In his role with Digital Lancashire - which aims to aims to support the tech sector in the county - Michael says he has seen innovative businesses creating specialisms in different parts of the county.
And he has high hopes that Chorley will join the likes of Lancaster and Burnley as digital hotspots when its Strawberry Fields development opens this summer.
“They say birds of a feather flock together and digital businesses tend to do just that. But we need to retain those companies here and help them to recruit and be a success.
“When businesses move away from Lancashire, it doesn’t always work out as they expected - sometimes they end up as a small fish in a big pond.”
But Michael warns that one thing the Northern Powerhouse must not do is allow current transport connectivity in Lancashire to deteriorate as a result of upgrades elsewhere.
“There must be no risk to the status of stations like Lancaster and Wigan on the West Coast Mainline as a result of HS2. Then, the Northern Powerhouse would be a failure.
“But often, the things that make the biggest difference - like Lancashire becoming the first digital skills partnership in the country - come from central government and are nothing to do with the Northern Powerhouse anyway.”
GOVERNMENT SEEKS "COHERENT VOICE" ACROSS THE NORTH
Rossendale and Darwen MP Jake Berry, who is the Northern Powerhouse minister, said he is "determined for Lancashire to be at the heart of a thriving Northern Powerhouse".
“The county’s fantastic contribution to the Northern Powerhouse was recognised by the Government on the last Lancashire Day," Mr. Berry added.
“The £434m Preston, South Ribble and Lancashire City Deal aims to create 20,000 new jobs and 17,000 new homes in the area.”
The Ministry of Housing, Communities and Local Government said that it is bringing together the eleven local enterprise partnerships spanning the North "to identify strategic priorities at the Northern level and provide a coherent voice representing private and public sectors".
It added that an updated Northern Powerhouse website will also be launched soon.
WHAT IS THE NORTHERN POWERHOUSE?
The term “Northern Powerhouse” was coined by the then Conservative chancellor George Osborne back in 2014.

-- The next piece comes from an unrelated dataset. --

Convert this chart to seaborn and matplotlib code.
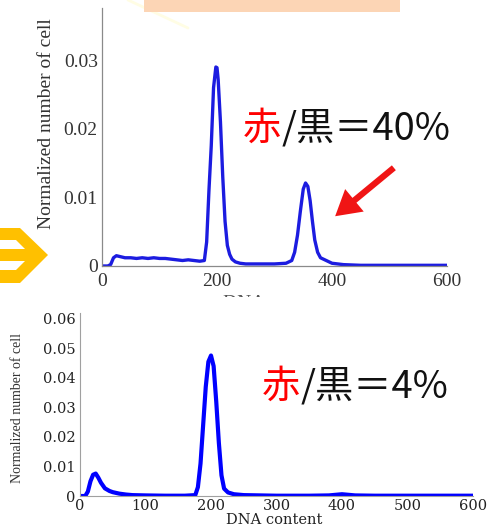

He set out a vision for a revitalised Northern economy, based on science, innovation and, crucially, better transport links across the region.
There was speculation that the concept would be quietly dropped when Osborne departed Downing Street just two years after he laid out his plans, although the government later restated its commitment to them.
However, Osborne himself has been critical of a “lack of vision” for the project under Teresa May’s premiership and earlier this year called for special funds to be created for investment in rail, education and housing to benefit the North.
Since then, Transport for the North has approved a £39bn blueprint for a project called Northern Powerhouse Rail, designed to reduce journey times between the North’s key towns and cities. However, the benefits for Lancashire residents are unclear, with many of the mooted upgrades and new lines focussed on a corridor stretching from Liverpool to Hull.
The government’s own commitment to the project will only be signalled when the outcome of the comprehensive spending review - its medium-term financial plan - is known later this year. An estimated £13bn will be invested in Transport for the North between 2015 and 2020.
The ambitions for the Northern Powerhouse concept are now laid down in a strategy drawn up by the current chancellor, Philip Hammond, shortly after he took over the role from Osborne. According to that document, the government’s priorities remain connectivity, skills, trade, investment and innovation.